I cover news, sport and feature stories in Los Angeles, and sometimes in other parts of the United States or internationally. I shoot news from politics to wildfires, sporting events such as the Olympics, Super Bowl or NBA Finals, and features on social issues.
The purpose of news photography is to witness and record history. To show injustice and inspire change. To let people look at the world from a different perspective or with new insight. To celebrate the joy, humour and emotional range of life.
My earliest memory was seeing my sister after she was born when I was two and a half. I remember looking at photos of that time, and thinking how cool it was that they triggered other memories and merged with the images I already had in my head.
When I was quite young, my Polish grandfather showed me a photo of himself in a forced labour camp before he was sent to Stutthof concentration camp during World War II. In the photo he is standing in the snow with a "P" stitched onto his clothes. My mother told me a lot of family stories about this time, but the photo made them real.

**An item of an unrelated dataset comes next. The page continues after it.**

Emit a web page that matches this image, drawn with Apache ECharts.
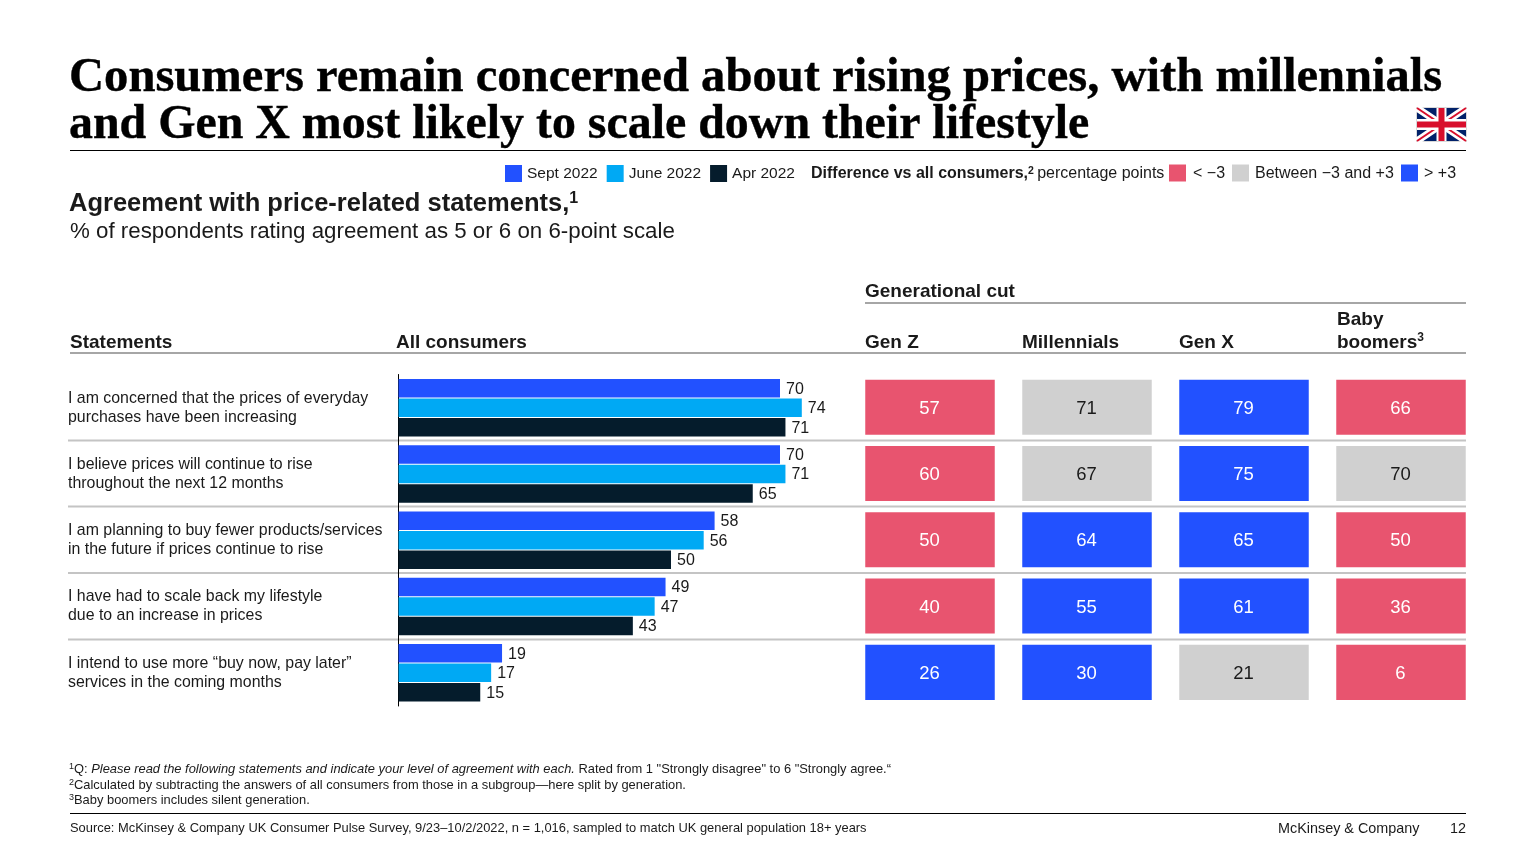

I found a Robert Capa photo of Warsaw taken in 1948, which shows a couple of kids walking amongst piles of bricks stretching to the horizon in every direction. My mother told me how she always played in rubble as a child, and when I looked at this photo, I could picture her aged five.
I taught myself photography by reading books, going to exhibitions and practicing in the darkroom while I was working as a reporter at the Mid Sussex Times in the UK.
If I hadn’t become a photographer, I would have done something else in journalism. If I was starting out today, I think I'd be really interested in filmmaking.
The assignment that left the biggest mark on me was the Afghanistan presidential election in 2009. It was fascinating to see so many regions of a beautiful country. It was inspiring to meet and photograph the women there.
I love shooting sports. I love shooting documentary feature stories, where I can spend some time to get to know the subjects. I like shooting news stories where I'm able to illustrate global or national stories by showing their impact on individual people's lives.
I have more patience than I used to have. I like to try to take the time now to figure out what the story is instead of going in with preconceived ideas.
It's a privilege to be invited in as an intimate observer of other people's lives. Meeting so many different people is one of the best aspects of the job. This profession puts you in countries and situations you probably wouldn't experience otherwise.
The job sometimes involves long days, erratic hours, carrying lots of heavy gear, and negotiating with officious security guards.
I have a lot of respect for the Reuters photographers who work day in, day out in war zones and stressful situations - Syria, Iraq, Afghanistan, Pakistan, Myanmar, the Mexican border - and risk physical harm to bring news photos to the world.